** INSTRUCTIONS TO FOLLOW **
Without the pictures, output the lines of the material from the very first through the one that holds "import * as d3 from 'd3';".
— Begin —
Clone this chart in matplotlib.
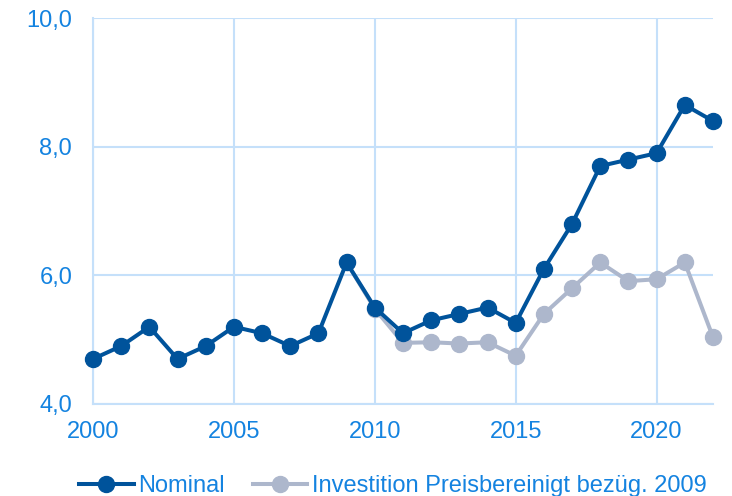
import matplotlib
matplotlib.use("Agg")
import matplotlib.pyplot as plt
from matplotlib.ticker import FuncFormatter

# data
years = list(range(2000, 2023))
nominal = [4.7, 4.9, 5.2, 4.7, 4.9, 5.2, 5.1, 4.9, 5.1, 6.2, 5.5, 5.1, 5.3,
           5.4, 5.5, 5.26, 6.1, 6.8, 7.7, 7.8, 7.9, 8.65, 8.4]
real_years = list(range(2009, 2023))
real = [6.2, 5.48, 4.95, 4.96, 4.94, 4.96, 4.75, 5.4, 5.8, 6.2, 5.91, 5.94, 6.2, 5.04]
labels = ["Nominal", "Investition Preisbereinigt bezüg. 2009"]

c_nom = "#00539b"
c_real = "#adb7cc"
c_text = "#1483e0"
c_grid = "#c5e0fa"

plt.rcParams["font.family"] = ["Liberation Sans", "DejaVu Sans"]

fig = plt.figure(figsize=(7.32, 4.96), dpi=100)
ax = fig.add_axes([0.127, 0.1855, 0.847, 0.778])

ax.plot(real_years, real, color=c_real, lw=2.9, marker="o", ms=11.5, label=labels[1],
        zorder=3, clip_on=False)
ax.plot(years, nominal, color=c_nom, lw=2.9, marker="o", ms=11.5, label=labels[0],
        zorder=4, clip_on=False)

ax.set_xlim(2000, 2022)
ax.set_ylim(4, 10)
ax.set_xticks([2000, 2005, 2010, 2015, 2020])
ax.set_yticks([4, 6, 8, 10])
ax.yaxis.set_major_formatter(FuncFormatter(lambda v, p: f"{v:.1f}".replace(".", ",")))

ax.grid(True, color=c_grid, lw=1.5)
ax.set_axisbelow(True)
for s in ["top", "right"]:
    ax.spines[s].set_visible(False)
for s in ["left", "bottom"]:
    ax.spines[s].set_color(c_grid)
    ax.spines[s].set_linewidth(1.5)
ax.tick_params(length=0, labelsize=17, labelcolor=c_text)
ax.tick_params(axis="y", pad=15)
ax.tick_params(axis="x", pad=12)

h, l = ax.get_legend_handles_labels()
fig.legend(h[::-1], l[::-1], loc="lower center", bbox_to_anchor=(0.537, -0.045), ncol=2,
           frameon=False, fontsize=17, labelcolor=c_text, handlelength=2.3,
           handletextpad=0.2, columnspacing=1.2)

fig.savefig("out.png", dpi=100)
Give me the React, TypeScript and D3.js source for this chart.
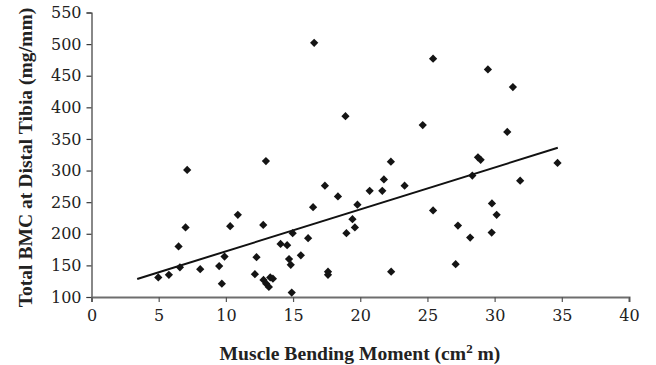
import React, { useEffect, useRef } from 'react';
import * as d3 from 'd3';

// Muscle bending moment (cm² m) vs total BMC at distal tibia (mg/mm)
const momentX = [
  4.97, 5.76, 6.58, 6.48, 7.0, 7.12, 8.09, 9.5, 9.7, 9.9, 10.32, 10.89,
  12.16, 12.28, 12.78, 12.98, 12.8, 13.0, 13.2, 13.3, 13.5, 14.07, 14.56,
  14.7, 14.83, 14.97, 14.9, 15.58, 16.12, 16.49, 16.57, 17.37, 17.6, 17.6,
  18.34, 18.9, 18.97, 19.42, 19.6, 19.79, 20.7, 21.64, 21.76, 22.28, 22.3,
  23.3, 24.65, 25.42, 25.42, 27.1, 27.27, 28.18, 28.34, 28.76, 28.96, 29.5,
  29.8, 29.78, 30.15, 30.94, 31.36, 31.9, 34.68
];
const bmcY = [
  131, 135, 147, 180, 210, 301, 144, 149, 121, 164, 212, 230,
  136, 163, 214, 315, 127, 121, 116, 131, 129, 184, 182,
  160, 151, 201, 107, 166, 193, 242, 502, 276, 135, 140,
  259, 386, 201, 223, 210, 246, 268, 268, 286, 314, 140,
  276, 372, 477, 237, 152, 213, 194, 292, 321, 317, 460,
  248, 202, 230, 361, 432, 284, 312
];

// linear trend line end points
const trendX = [3.4, 34.7];
const trendY = [128.5, 336];

const xTicks = [0, 5, 10, 15, 20, 25, 30, 35, 40];
const yTicks = [100, 150, 200, 250, 300, 350, 400, 450, 500, 550];

const App = () => {
  const svgRef = useRef<SVGSVGElement>(null);

  useEffect(() => {
    document.body.style.margin = '0';
    const width = 656;
    const height = 365;
    const margin = { top: 12.5, right: 27, bottom: 68, left: 91.5 };

    const svg = d3.select(svgRef.current);
    svg.selectAll('*').remove();
    svg.attr('width', width).attr('height', height);

    const g = svg.append('g')
      .attr('transform', `translate(${margin.left},${margin.top})`);
    const w = width - margin.left - margin.right;
    const h = height - margin.top - margin.bottom;

    const x = d3.scaleLinear().domain([0, 40]).range([0, w]);
    const y = d3.scaleLinear().domain([100, 550]).range([h, 0]);

    const font = "'DejaVu Serif', serif";

    // y axis
    const yAxis = g.append('g')
      .call(d3.axisLeft(y).tickValues(yTicks).tickSize(5).tickPadding(5));
    yAxis.selectAll('path,line').attr('stroke', '#3a3a3a').attr('stroke-width', 1.2);
    yAxis.selectAll('text')
      .attr('font-family', font).attr('font-size', 16).attr('fill', '#222');

    // x axis
    const xAxis = g.append('g')
      .attr('transform', `translate(0,${h})`)
      .call(d3.axisBottom(x).tickValues(xTicks).tickSize(5).tickPadding(8));
    xAxis.select('path').attr('stroke', '#6e6e6e').attr('stroke-width', 2);
    xAxis.selectAll('line').attr('stroke', '#555').attr('stroke-width', 1.2);
    xAxis.selectAll('text')
      .attr('font-family', font).attr('font-size', 16).attr('fill', '#222');

    // trend line
    const trend = trendX.map((v, i) => [v, trendY[i]] as [number, number]);
    g.append('path')
      .datum(trend)
      .attr('d', d3.line<[number, number]>().x(d => x(d[0])).y(d => y(d[1])))
      .attr('fill', 'none')
      .attr('stroke', '#111')
      .attr('stroke-width', 2);

    // points
    const pts = momentX.map((v, i) => ({ mx: v, bmc: bmcY[i] }));
    const diamond = d3.symbol().type(d3.symbolSquare).size(34);
    g.selectAll('.pt')
      .data(pts)
      .enter().append('path')
      .attr('class', 'pt')
      .attr('d', diamond)
      .attr('transform', d => `translate(${x(d.mx)},${y(d.bmc)}) rotate(45)`)
      .attr('fill', '#141414');

    // axis titles
    const xt = svg.append('text')
      .attr('x', 360)
      .attr('y', 360)
      .attr('text-anchor', 'middle')
      .attr('font-family', "'Liberation Serif', serif")
      .attr('font-weight', 'bold')
      .attr('font-size', 19.6)
      .attr('fill', '#222');
    xt.append('tspan').text('Muscle Bending Moment (cm');
    xt.append('tspan').attr('font-size', 13).attr('dy', -7).text('2');
    xt.append('tspan').attr('dy', 7).text(' m)');

    svg.append('text')
      .attr('transform', 'translate(32,157.5) rotate(-90)')
      .attr('text-anchor', 'middle')
      .attr('font-family', "'Liberation Serif', serif")
      .attr('font-weight', 'bold')
      .attr('font-size', 19.6)
      .attr('fill', '#222')
      .text('Total BMC at Distal Tibia (mg/mm)');
  }, []);

  return <svg ref={svgRef} style={{ display: 'block' }}></svg>;
};

export default App;
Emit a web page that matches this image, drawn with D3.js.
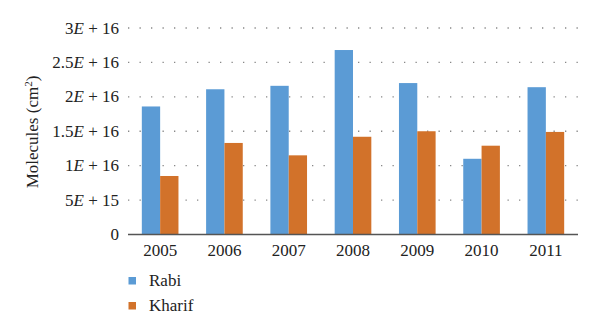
<!DOCTYPE html>
<html><head><meta charset="utf-8">
<script src="https://cdn.jsdelivr.net/npm/d3@7"></script>
<style>body{margin:0;background:#fff}svg{display:block}</style>
</head><body><svg id="c" width="600" height="331"></svg>
<script>
const years = ["2005","2006","2007","2008","2009","2010","2011"];
const rabi = [1.86e16, 2.11e16, 2.16e16, 2.68e16, 2.20e16, 1.10e16, 2.14e16];
const kharif = [0.85e16, 1.33e16, 1.15e16, 1.42e16, 1.50e16, 1.29e16, 1.49e16];
const yTicks = [0, 5e15, 1e16, 1.5e16, 2e16, 2.5e16, 3e16];
const yTickLabels = [["0",""],["5","+ 15"],["1","+ 16"],["1.5","+ 16"],["2","+ 16"],["2.5","+ 16"],["3","+ 16"]];
const seriesNames = ["Rabi","Kharif"];
const colors = ["#5B9BD5","#D2722A"];

const svg = d3.select("#c");
const L=128, R=578, T=28, B=234.5;
const x = d3.scaleBand().domain(years).range([L,R]).paddingInner(0.43).paddingOuter(0.215);
const xs = d3.scaleBand().domain(seriesNames).range([0,x.bandwidth()]);
const y = d3.scaleLinear().domain([0,3e16]).range([B,T]);
const series=[rabi,kharif];
const FS = 17, FF = "Liberation Serif";

svg.append("g").selectAll("line").data(yTicks.slice(1)).join("line")
  .attr("x1",L).attr("x2",R).attr("y1",d=>y(d)).attr("y2",d=>y(d))
  .attr("stroke","#888").attr("stroke-width",1.3).attr("stroke-dasharray","1.3 10.2");

series.forEach((vals,si)=>{
  svg.append("g").selectAll("rect").data(vals).join("rect")
    .attr("x",(d,i)=>x(years[i])+xs(seriesNames[si]))
    .attr("width",xs.bandwidth())
    .attr("y",d=>y(d)).attr("height",d=>B-y(d))
    .attr("fill",colors[si]);
});

svg.append("line").attr("x1",L).attr("x2",R).attr("y1",B).attr("y2",B).attr("stroke","#555").attr("stroke-width",1.5);

const yl = svg.append("g");
yTicks.forEach((t,i)=>{
  const txt = yl.append("text").attr("x",119).attr("y",y(t)+5.5).attr("text-anchor","end")
    .attr("font-family",FF).attr("font-size",FS).attr("fill","#222");
  const [m,e]=yTickLabels[i];
  if(e===""){txt.text(m);}
  else{
    txt.append("tspan").text(m);
    txt.append("tspan").attr("font-style","italic").text("E");
    txt.append("tspan").text(" "+e);
  }
});

svg.append("g").selectAll("text").data(years).join("text")
  .attr("x",d=>x(d)+x.bandwidth()/2).attr("y",255.5).attr("text-anchor","middle")
  .attr("font-family",FF).attr("font-size",FS).attr("fill","#222").text(d=>d);

const yt = svg.append("text").attr("transform","translate(38,132) rotate(-90)").attr("text-anchor","middle")
  .attr("font-family",FF).attr("font-size",FS).attr("fill","#222");
yt.append("tspan").text("Molecules (cm");
yt.append("tspan").attr("font-size",11).attr("dy",-6).text("2");
yt.append("tspan").attr("dy",6).text(")");

seriesNames.forEach((n,i)=>{
  const yy = 277 + i*25;
  svg.append("rect").attr("x",128.5).attr("y",yy).attr("width",7.5).attr("height",7.5).attr("fill",colors[i]);
  svg.append("text").attr("x",149).attr("y",yy+8.5).attr("font-family",FF).attr("font-size",FS).attr("fill","#222").text(n);
});
</script></body></html>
— End —
** ANSWER TO THIS EXERCISE **
Clone this chart in matplotlib.
import matplotlib
matplotlib.use("Agg")
import matplotlib.pyplot as plt
from matplotlib.ticker import FuncFormatter

# data
years = list(range(2000, 2023))
nominal = [4.7, 4.9, 5.2, 4.7, 4.9, 5.2, 5.1, 4.9, 5.1, 6.2, 5.5, 5.1, 5.3,
           5.4, 5.5, 5.26, 6.1, 6.8, 7.7, 7.8, 7.9, 8.65, 8.4]
real_years = list(range(2009, 2023))
real = [6.2, 5.48, 4.95, 4.96, 4.94, 4.96, 4.75, 5.4, 5.8, 6.2, 5.91, 5.94, 6.2, 5.04]
labels = ["Nominal", "Investition Preisbereinigt bezüg. 2009"]

c_nom = "#00539b"
c_real = "#adb7cc"
c_text = "#1483e0"
c_grid = "#c5e0fa"

plt.rcParams["font.family"] = ["Liberation Sans", "DejaVu Sans"]

fig = plt.figure(figsize=(7.32, 4.96), dpi=100)
ax = fig.add_axes([0.127, 0.1855, 0.847, 0.778])

ax.plot(real_years, real, color=c_real, lw=2.9, marker="o", ms=11.5, label=labels[1],
        zorder=3, clip_on=False)
ax.plot(years, nominal, color=c_nom, lw=2.9, marker="o", ms=11.5, label=labels[0],
        zorder=4, clip_on=False)

ax.set_xlim(2000, 2022)
ax.set_ylim(4, 10)
ax.set_xticks([2000, 2005, 2010, 2015, 2020])
ax.set_yticks([4, 6, 8, 10])
ax.yaxis.set_major_formatter(FuncFormatter(lambda v, p: f"{v:.1f}".replace(".", ",")))

ax.grid(True, color=c_grid, lw=1.5)
ax.set_axisbelow(True)
for s in ["top", "right"]:
    ax.spines[s].set_visible(False)
for s in ["left", "bottom"]:
    ax.spines[s].set_color(c_grid)
    ax.spines[s].set_linewidth(1.5)
ax.tick_params(length=0, labelsize=17, labelcolor=c_text)
ax.tick_params(axis="y", pad=15)
ax.tick_params(axis="x", pad=12)

h, l = ax.get_legend_handles_labels()
fig.legend(h[::-1], l[::-1], loc="lower center", bbox_to_anchor=(0.537, -0.045), ncol=2,
           frameon=False, fontsize=17, labelcolor=c_text, handlelength=2.3,
           handletextpad=0.2, columnspacing=1.2)

fig.savefig("out.png", dpi=100)
Give me the React, TypeScript and D3.js source for this chart.
import React, { useEffect, useRef } from 'react';
import * as d3 from 'd3';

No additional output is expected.